Correspondance de Gustave Flaubert/Tome 8-9/1918
Il est bien tard et mon feu s’éteint. N’importe ! Je veux écrire à ma chère fille afin d’avoir d’elle une épître.
Ton mari a dû te donner de mes nouvelles avant-hier, et Tourgueneff m’a promis d’aller te voir aujourd’hui.
Son départ pour la Russie m’attriste beaucoup, car il ne sait quand il reviendra. Il a peur d’avoir dans sa jolie patrie des désagréments politiques, c’est-à-dire d’être colloqué dans ses terres indéfiniment. Nous avons passé ensemble vingt-quatre heures charmantes. Quel brave homme et quel artiste !
Il m’a redonné du cœur pour Bouvard et Pécuchet, ce dont j’ai grand besoin, car, franchement, je tombe sur les bottes, ma pauvre cervelle n’en peut plus ! Il faudra que je me repose ! (depuis tant d’années je travaille sans relâche !) Mais quand sera-ce ? Ma religion n’avance pas. Jamais je ne verrai donc la fin de ce gredin de chapitre qui est d’une composition infernale ? Et puis je suis déchiré entre la Foi et la Philosophie, voulant être aussi sympathique à l’une qu’à l’autre, c’est-à-dire qu’il y en ait pour les deux bords.

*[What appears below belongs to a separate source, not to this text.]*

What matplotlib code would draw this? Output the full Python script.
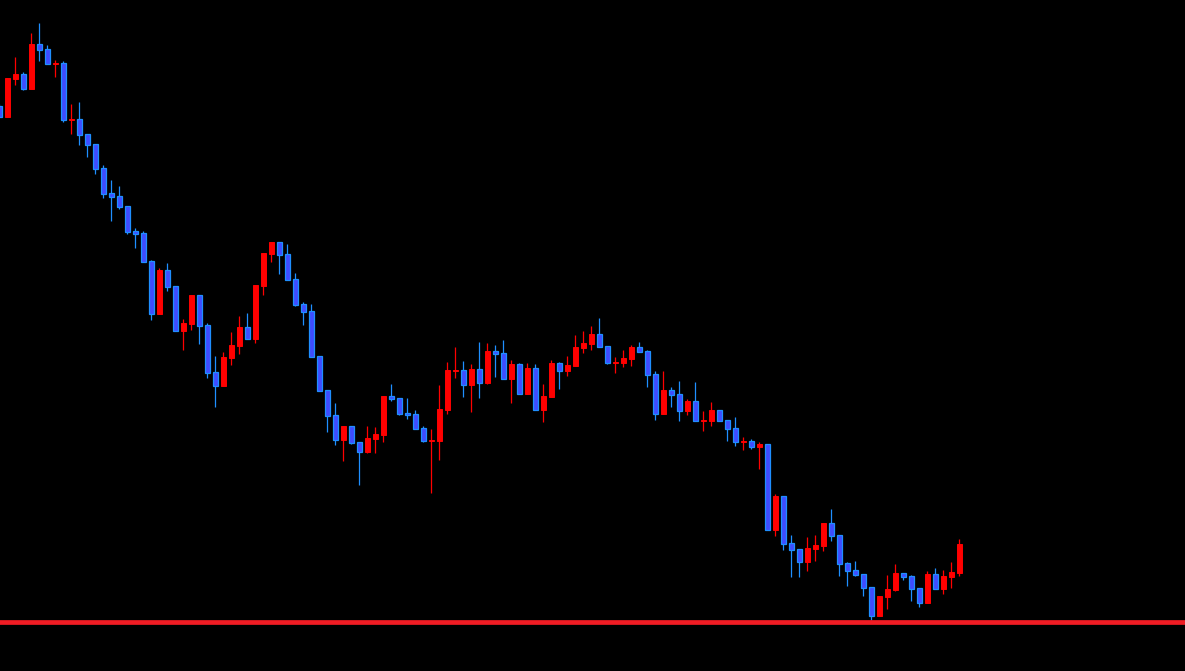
import numpy as np
import matplotlib
matplotlib.use("Agg")
from matplotlib import pyplot as plt

# OHLC, one candle per bar (price units)
opens = [594, 583, 621.3, 626, 611, 656, 651, 636.5, 637, 580.5,
         581, 566, 556, 532, 507, 504, 494, 469, 467, 439,
         386, 430, 414, 369, 376, 405, 375, 328, 314, 342,
         354, 373, 361, 414, 446, 458, 446, 421, 396, 389,
         344, 310, 285, 260, 274, 258, 248, 261.3, 265, 304,
         302, 287, 286, 272, 259.5, 259, 290, 329.5, 330, 315,
         331, 317, 349, 347, 321, 336, 306, 332, 290, 303,
         337, 329, 334, 352, 356, 366, 354, 337.5, 337, 341,
         353, 349, 326, 286, 310, 306, 289, 299, 279.5, 279,
         290, 280, 272, 258.5, 259, 253, 256, 170, 204, 157,
         151, 138, 151, 154, 177, 165, 137, 130, 126, 113,
         84, 103, 110, 127, 124, 112, 97, 126, 111, 123,
         127]
highs = [596, 622, 643, 628, 667, 677, 655, 640, 639, 596,
         598, 566, 556, 535, 520, 514, 494, 472, 469, 440,
         432, 437, 414, 381, 405, 405, 377, 344, 348, 368,
         384, 387, 415, 447, 458, 458, 456, 427, 398, 396,
         344, 310, 297, 274, 274, 258, 274, 273, 304, 316,
         302, 302, 290, 274, 271, 315, 338, 353, 339, 336,
         358, 357, 355, 360, 340, 337, 337, 336, 316, 340,
         338, 344, 365, 369, 374, 382, 354, 343, 350, 355,
         358, 350, 329, 329, 313, 319, 301, 318, 289, 298,
         290, 280, 283, 263, 261, 258, 256, 206, 204, 165,
         151, 163, 165, 177, 191, 165, 138, 139, 126, 113,
         104, 125, 136, 127, 125, 112, 129, 132, 130, 138,
         161]
lows = [583, 583, 615, 610, 611, 639, 636, 623, 578, 566,
        555, 543, 526, 502, 479, 491, 466, 452, 438, 380,
        386, 409, 369, 350, 370, 356, 322, 293, 314, 335,
        346, 361, 357, 405, 438, 426, 420, 394, 375, 343,
        309, 268, 255, 239, 256, 215, 247, 247, 258, 299,
        285, 281, 271, 258, 207, 240, 286, 322, 303, 288,
        302, 316, 323, 321, 297, 306, 306, 290, 278, 303,
        311, 324, 334, 347, 350, 353, 336, 327, 333, 334,
        348, 313, 280, 286, 293, 279, 285, 279, 269, 274,
        279, 259, 254, 250, 251, 231, 170, 164, 150, 123,
        123, 129, 139, 149, 159, 124, 114, 124, 104, 80,
        84, 91, 109, 120, 99, 93, 97, 111, 106, 112,
        124]
closes = [583, 622, 626, 611, 656, 650, 636, 637, 580, 581,
          565, 555, 531, 506, 503, 493, 468, 466, 438, 386,
          430, 413, 369, 377, 405, 374, 327, 314, 343, 355,
          373, 361, 415, 447, 458, 445, 420, 395, 388, 343,
          309, 284, 260, 274, 257, 248, 262, 266, 304, 301,
          286, 285, 271, 259, 260, 291, 330, 330, 315, 331,
          317, 349, 346, 321, 336, 306, 332, 290, 304, 337,
          329, 335, 353, 357, 366, 353, 337, 338, 342, 353,
          348, 325, 286, 310, 305, 289, 299, 279, 280, 290,
          279, 271, 258, 259, 253, 256, 170, 204, 156, 150,
          138, 152, 155, 177, 164, 136, 129, 125, 112, 84,
          104, 111, 127, 123, 111, 97, 126, 111, 124, 128,
          156]
support = 78

UP_COL = '#ff0000'
DN_FILL = '#3f4cff'
DN_EDGE = '#1f8fff'

fig = plt.figure(figsize=(11.85, 6.71), dpi=100, facecolor='black')
ax = fig.add_axes([0, 0, 1, 1])
ax.set_facecolor('black')

x = np.arange(len(opens))
o = np.array(opens, dtype=float)
h = np.array(highs, dtype=float)
l = np.array(lows, dtype=float)
c = np.array(closes, dtype=float)
up = c >= o

# wicks
ax.vlines(x[up], l[up], h[up], color=UP_COL, lw=0.9, zorder=1)
ax.vlines(x[~up], l[~up], h[~up], color=DN_EDGE, lw=0.9, zorder=1)

# bodies
bot = np.minimum(o, c)
hgt = np.maximum(np.abs(c - o), 0.8)
ax.bar(x[up], hgt[up], bottom=bot[up], width=0.56, color=UP_COL,
       edgecolor=UP_COL, lw=0.7, zorder=2)
ax.bar(x[~up], hgt[~up], bottom=bot[~up], width=0.56, color=DN_FILL,
       edgecolor=DN_EDGE, lw=0.9, zorder=2)

# horizontal level
ax.axhline(support, color='#f01c24', lw=3.4, zorder=3)

ax.set_xlim(0.0875, 148.2)
ax.set_ylim(29, 700)
ax.axis('off')

fig.savefig('out.png', dpi=100, facecolor='black')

L’histoire du P. Didon[1] ne me surprend nullement, au contraire ! et elle renforce mes théories. Du moment que vous vous élevez, on (l’éternel et exécrable on) vous rabaisse. C’est pour cela que l’autorité est haïssable essentiellement. Je demande ce qu’elle a jamais fait de bien dans le monde. Aussi ton bonhomme d’oncle est-il révolutionnaire jusque dans les moelles.
Mais quelle réclame pour mon loulou que le portrait du Révérend ! Médite-la et soigne-le !…
Tes présents de bouche ont été bien reçus et nous avons fêté ma cinquante-huitième dignement. Gertrude m’a renvoyé ce matin une charmante lettre. Mais il est trop tard pour lui répondre ce soir.
Flavie t’a-t-elle parlé de celle que je lui ai écrite ?
La maison n’est pas précisément chaude. On est transi rien qu’à traverser la grande salle à manger.
Suzanne me soigne très bien, et Fortin vient me voir souvent.
Adieu, pauvre chat. Je t’embrasse bien fort.
Ton vieux.
- ↑ Interdiction, par l’archevêché de Paris, des conférences faites par le P. Didon à Saint-Philippe du Roule.